*RAW DATA:*
- - -
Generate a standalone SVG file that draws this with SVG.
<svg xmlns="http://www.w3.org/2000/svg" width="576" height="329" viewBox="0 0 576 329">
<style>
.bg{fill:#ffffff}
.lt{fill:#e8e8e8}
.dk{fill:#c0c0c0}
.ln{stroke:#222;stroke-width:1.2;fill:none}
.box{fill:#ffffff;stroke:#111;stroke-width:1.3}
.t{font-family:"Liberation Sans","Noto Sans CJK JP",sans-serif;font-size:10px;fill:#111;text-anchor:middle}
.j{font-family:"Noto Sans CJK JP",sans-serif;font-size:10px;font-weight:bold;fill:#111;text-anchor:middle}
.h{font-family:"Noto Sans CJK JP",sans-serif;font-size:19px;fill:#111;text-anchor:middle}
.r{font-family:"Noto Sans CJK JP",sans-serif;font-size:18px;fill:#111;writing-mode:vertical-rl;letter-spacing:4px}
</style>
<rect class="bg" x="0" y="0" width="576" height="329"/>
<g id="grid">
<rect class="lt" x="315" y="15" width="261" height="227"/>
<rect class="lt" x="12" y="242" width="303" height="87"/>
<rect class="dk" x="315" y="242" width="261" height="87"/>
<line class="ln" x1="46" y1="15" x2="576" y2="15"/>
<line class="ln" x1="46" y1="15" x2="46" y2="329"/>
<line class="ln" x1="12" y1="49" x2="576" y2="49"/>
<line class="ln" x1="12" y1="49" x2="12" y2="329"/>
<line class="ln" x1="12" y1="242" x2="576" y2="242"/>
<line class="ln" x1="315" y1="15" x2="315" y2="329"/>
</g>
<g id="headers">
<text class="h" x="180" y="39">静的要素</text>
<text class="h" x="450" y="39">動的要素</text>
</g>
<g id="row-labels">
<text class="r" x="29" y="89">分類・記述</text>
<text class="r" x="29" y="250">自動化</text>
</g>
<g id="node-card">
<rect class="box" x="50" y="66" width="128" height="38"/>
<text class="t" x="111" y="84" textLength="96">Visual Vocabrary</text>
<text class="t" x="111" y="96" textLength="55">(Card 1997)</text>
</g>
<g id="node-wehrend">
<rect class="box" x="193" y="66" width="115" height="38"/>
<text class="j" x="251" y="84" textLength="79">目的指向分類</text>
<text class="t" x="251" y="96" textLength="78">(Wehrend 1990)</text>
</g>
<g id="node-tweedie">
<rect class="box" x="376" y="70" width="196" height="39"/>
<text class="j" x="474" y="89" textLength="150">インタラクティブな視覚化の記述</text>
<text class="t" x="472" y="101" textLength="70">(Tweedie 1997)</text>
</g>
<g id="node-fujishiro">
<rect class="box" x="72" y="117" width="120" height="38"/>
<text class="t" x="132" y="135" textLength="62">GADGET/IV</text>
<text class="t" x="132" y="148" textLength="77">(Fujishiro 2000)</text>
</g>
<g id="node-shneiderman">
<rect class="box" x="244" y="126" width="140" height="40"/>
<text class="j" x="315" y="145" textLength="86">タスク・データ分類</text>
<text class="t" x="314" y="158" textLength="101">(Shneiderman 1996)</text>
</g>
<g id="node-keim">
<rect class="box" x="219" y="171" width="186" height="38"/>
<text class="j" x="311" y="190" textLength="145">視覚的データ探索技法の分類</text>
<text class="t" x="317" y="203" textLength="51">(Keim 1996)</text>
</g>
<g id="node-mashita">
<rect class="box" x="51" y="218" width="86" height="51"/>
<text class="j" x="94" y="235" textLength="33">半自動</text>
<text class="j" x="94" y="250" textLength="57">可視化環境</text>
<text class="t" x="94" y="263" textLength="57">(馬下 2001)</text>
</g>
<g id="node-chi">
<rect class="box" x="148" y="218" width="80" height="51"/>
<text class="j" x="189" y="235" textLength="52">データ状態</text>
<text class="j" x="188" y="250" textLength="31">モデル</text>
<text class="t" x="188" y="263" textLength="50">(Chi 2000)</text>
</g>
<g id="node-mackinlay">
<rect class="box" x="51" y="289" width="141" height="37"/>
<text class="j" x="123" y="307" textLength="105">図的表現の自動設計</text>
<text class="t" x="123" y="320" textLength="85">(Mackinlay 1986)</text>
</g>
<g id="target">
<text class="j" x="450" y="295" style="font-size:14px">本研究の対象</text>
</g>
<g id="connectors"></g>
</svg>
- - -
Return the material exactly as it stands.

*OUTPUT:*
Generate a standalone SVG file that draws this with SVG.
<svg xmlns="http://www.w3.org/2000/svg" width="576" height="329" viewBox="0 0 576 329">
<style>
.bg{fill:#ffffff}
.lt{fill:#e8e8e8}
.dk{fill:#c0c0c0}
.ln{stroke:#222;stroke-width:1.2;fill:none}
.box{fill:#ffffff;stroke:#111;stroke-width:1.3}
.t{font-family:"Liberation Sans","Noto Sans CJK JP",sans-serif;font-size:10px;fill:#111;text-anchor:middle}
.j{font-family:"Noto Sans CJK JP",sans-serif;font-size:10px;font-weight:bold;fill:#111;text-anchor:middle}
.h{font-family:"Noto Sans CJK JP",sans-serif;font-size:19px;fill:#111;text-anchor:middle}
.r{font-family:"Noto Sans CJK JP",sans-serif;font-size:18px;fill:#111;writing-mode:vertical-rl;letter-spacing:4px}
</style>
<rect class="bg" x="0" y="0" width="576" height="329"/>
<g id="grid">
<rect class="lt" x="315" y="15" width="261" height="227"/>
<rect class="lt" x="12" y="242" width="303" height="87"/>
<rect class="dk" x="315" y="242" width="261" height="87"/>
<line class="ln" x1="46" y1="15" x2="576" y2="15"/>
<line class="ln" x1="46" y1="15" x2="46" y2="329"/>
<line class="ln" x1="12" y1="49" x2="576" y2="49"/>
<line class="ln" x1="12" y1="49" x2="12" y2="329"/>
<line class="ln" x1="12" y1="242" x2="576" y2="242"/>
<line class="ln" x1="315" y1="15" x2="315" y2="329"/>
</g>
<g id="headers">
<text class="h" x="180" y="39">静的要素</text>
<text class="h" x="450" y="39">動的要素</text>
</g>
<g id="row-labels">
<text class="r" x="29" y="89">分類・記述</text>
<text class="r" x="29" y="250">自動化</text>
</g>
<g id="node-card">
<rect class="box" x="50" y="66" width="128" height="38"/>
<text class="t" x="111" y="84" textLength="96">Visual Vocabrary</text>
<text class="t" x="111" y="96" textLength="55">(Card 1997)</text>
</g>
<g id="node-wehrend">
<rect class="box" x="193" y="66" width="115" height="38"/>
<text class="j" x="251" y="84" textLength="79">目的指向分類</text>
<text class="t" x="251" y="96" textLength="78">(Wehrend 1990)</text>
</g>
<g id="node-tweedie">
<rect class="box" x="376" y="70" width="196" height="39"/>
<text class="j" x="474" y="89" textLength="150">インタラクティブな視覚化の記述</text>
<text class="t" x="472" y="101" textLength="70">(Tweedie 1997)</text>
</g>
<g id="node-fujishiro">
<rect class="box" x="72" y="117" width="120" height="38"/>
<text class="t" x="132" y="135" textLength="62">GADGET/IV</text>
<text class="t" x="132" y="148" textLength="77">(Fujishiro 2000)</text>
</g>
<g id="node-shneiderman">
<rect class="box" x="244" y="126" width="140" height="40"/>
<text class="j" x="315" y="145" textLength="86">タスク・データ分類</text>
<text class="t" x="314" y="158" textLength="101">(Shneiderman 1996)</text>
</g>
<g id="node-keim">
<rect class="box" x="219" y="171" width="186" height="38"/>
<text class="j" x="311" y="190" textLength="145">視覚的データ探索技法の分類</text>
<text class="t" x="317" y="203" textLength="51">(Keim 1996)</text>
</g>
<g id="node-mashita">
<rect class="box" x="51" y="218" width="86" height="51"/>
<text class="j" x="94" y="235" textLength="33">半自動</text>
<text class="j" x="94" y="250" textLength="57">可視化環境</text>
<text class="t" x="94" y="263" textLength="57">(馬下 2001)</text>
</g>
<g id="node-chi">
<rect class="box" x="148" y="218" width="80" height="51"/>
<text class="j" x="189" y="235" textLength="52">データ状態</text>
<text class="j" x="188" y="250" textLength="31">モデル</text>
<text class="t" x="188" y="263" textLength="50">(Chi 2000)</text>
</g>
<g id="node-mackinlay">
<rect class="box" x="51" y="289" width="141" height="37"/>
<text class="j" x="123" y="307" textLength="105">図的表現の自動設計</text>
<text class="t" x="123" y="320" textLength="85">(Mackinlay 1986)</text>
</g>
<g id="target">
<text class="j" x="450" y="295" style="font-size:14px">本研究の対象</text>
</g>
<g id="connectors"></g>
</svg>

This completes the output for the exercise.